Required task:
Search the material for "this" and show all lines that contain it.

Rows:
____
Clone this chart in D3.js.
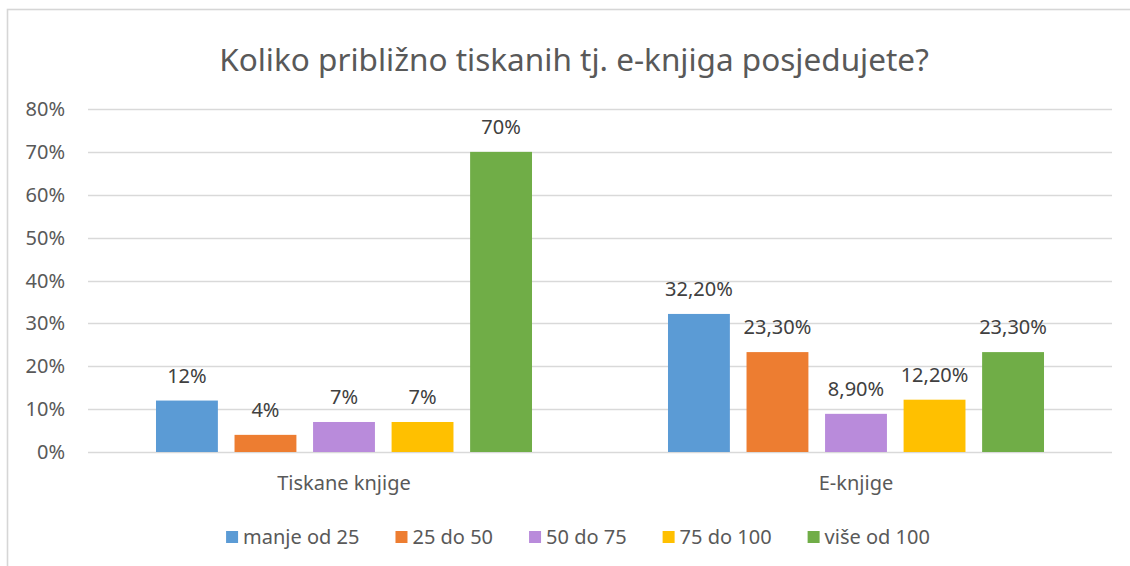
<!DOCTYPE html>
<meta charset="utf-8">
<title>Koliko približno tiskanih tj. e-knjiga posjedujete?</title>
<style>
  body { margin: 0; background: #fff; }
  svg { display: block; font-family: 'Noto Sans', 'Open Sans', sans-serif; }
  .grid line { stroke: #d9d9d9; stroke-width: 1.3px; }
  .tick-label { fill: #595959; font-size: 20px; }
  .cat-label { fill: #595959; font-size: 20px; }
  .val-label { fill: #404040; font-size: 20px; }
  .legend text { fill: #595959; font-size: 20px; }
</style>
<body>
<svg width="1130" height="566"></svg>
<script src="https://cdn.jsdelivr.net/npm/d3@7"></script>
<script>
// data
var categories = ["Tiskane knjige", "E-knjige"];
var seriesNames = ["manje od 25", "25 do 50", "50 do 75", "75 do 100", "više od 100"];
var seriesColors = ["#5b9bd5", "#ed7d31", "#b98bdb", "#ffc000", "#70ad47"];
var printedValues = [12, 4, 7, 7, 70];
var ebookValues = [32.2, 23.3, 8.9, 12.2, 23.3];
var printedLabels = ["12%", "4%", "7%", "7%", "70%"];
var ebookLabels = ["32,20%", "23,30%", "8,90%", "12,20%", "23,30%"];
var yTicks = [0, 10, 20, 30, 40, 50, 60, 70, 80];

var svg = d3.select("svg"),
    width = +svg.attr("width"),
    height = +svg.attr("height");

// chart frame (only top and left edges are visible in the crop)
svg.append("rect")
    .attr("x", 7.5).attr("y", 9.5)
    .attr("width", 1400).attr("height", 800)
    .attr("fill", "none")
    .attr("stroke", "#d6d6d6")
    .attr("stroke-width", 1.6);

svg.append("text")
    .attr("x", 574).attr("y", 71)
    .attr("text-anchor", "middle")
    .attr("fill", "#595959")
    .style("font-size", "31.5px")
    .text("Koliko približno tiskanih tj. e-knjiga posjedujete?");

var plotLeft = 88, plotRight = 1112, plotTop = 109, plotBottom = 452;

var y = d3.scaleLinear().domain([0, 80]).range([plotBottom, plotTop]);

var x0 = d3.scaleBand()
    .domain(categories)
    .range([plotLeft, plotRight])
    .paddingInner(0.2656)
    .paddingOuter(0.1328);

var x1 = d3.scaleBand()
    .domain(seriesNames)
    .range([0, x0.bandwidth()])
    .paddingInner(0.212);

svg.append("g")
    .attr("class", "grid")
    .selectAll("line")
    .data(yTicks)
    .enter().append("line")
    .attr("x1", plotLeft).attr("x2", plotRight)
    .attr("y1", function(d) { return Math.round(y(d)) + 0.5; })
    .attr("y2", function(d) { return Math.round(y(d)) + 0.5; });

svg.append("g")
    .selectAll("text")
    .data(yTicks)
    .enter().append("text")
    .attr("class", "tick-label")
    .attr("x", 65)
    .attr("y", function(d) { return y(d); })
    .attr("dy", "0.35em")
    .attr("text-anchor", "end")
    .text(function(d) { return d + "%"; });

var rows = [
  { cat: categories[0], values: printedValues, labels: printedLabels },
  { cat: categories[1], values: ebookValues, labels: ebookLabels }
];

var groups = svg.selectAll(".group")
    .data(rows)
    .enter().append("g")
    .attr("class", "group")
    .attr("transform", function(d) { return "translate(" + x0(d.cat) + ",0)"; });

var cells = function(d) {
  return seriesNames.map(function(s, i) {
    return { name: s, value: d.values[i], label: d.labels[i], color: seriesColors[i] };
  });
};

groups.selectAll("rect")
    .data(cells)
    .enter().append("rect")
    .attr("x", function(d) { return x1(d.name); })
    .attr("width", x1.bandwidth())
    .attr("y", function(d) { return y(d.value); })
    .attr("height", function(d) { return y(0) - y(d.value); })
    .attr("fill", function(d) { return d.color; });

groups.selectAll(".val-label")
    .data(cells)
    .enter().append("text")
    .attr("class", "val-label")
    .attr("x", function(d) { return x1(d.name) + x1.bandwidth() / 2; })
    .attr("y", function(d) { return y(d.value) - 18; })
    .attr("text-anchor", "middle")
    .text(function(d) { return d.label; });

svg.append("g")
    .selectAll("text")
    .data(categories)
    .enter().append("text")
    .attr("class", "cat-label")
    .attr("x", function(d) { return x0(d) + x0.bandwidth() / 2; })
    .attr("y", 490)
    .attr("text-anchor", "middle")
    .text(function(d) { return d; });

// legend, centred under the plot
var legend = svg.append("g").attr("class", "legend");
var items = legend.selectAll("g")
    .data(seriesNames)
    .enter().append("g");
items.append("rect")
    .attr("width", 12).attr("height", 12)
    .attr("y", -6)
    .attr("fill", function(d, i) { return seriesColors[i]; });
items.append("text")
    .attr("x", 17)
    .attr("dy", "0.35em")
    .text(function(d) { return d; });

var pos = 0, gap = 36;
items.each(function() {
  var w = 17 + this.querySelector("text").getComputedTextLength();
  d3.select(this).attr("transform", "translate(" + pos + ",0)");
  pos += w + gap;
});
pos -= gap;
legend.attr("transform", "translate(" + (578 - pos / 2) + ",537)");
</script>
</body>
____
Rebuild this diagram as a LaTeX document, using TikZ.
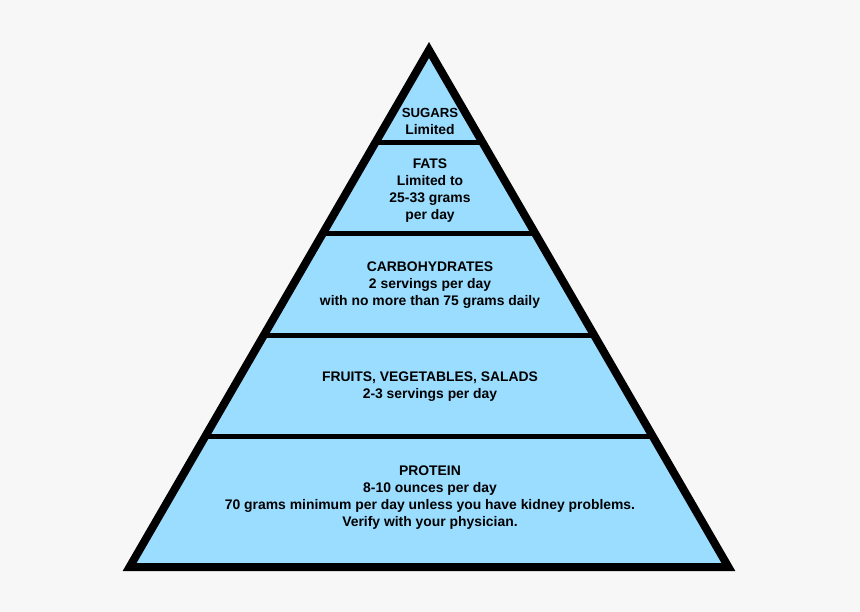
____
Task solution:
Clone this chart in D3.js.
  var w = 17 + this.querySelector("text").getComputedTextLength();
  d3.select(this).attr("transform", "translate(" + pos + ",0)");
Rebuild this diagram as a LaTeX document, using TikZ.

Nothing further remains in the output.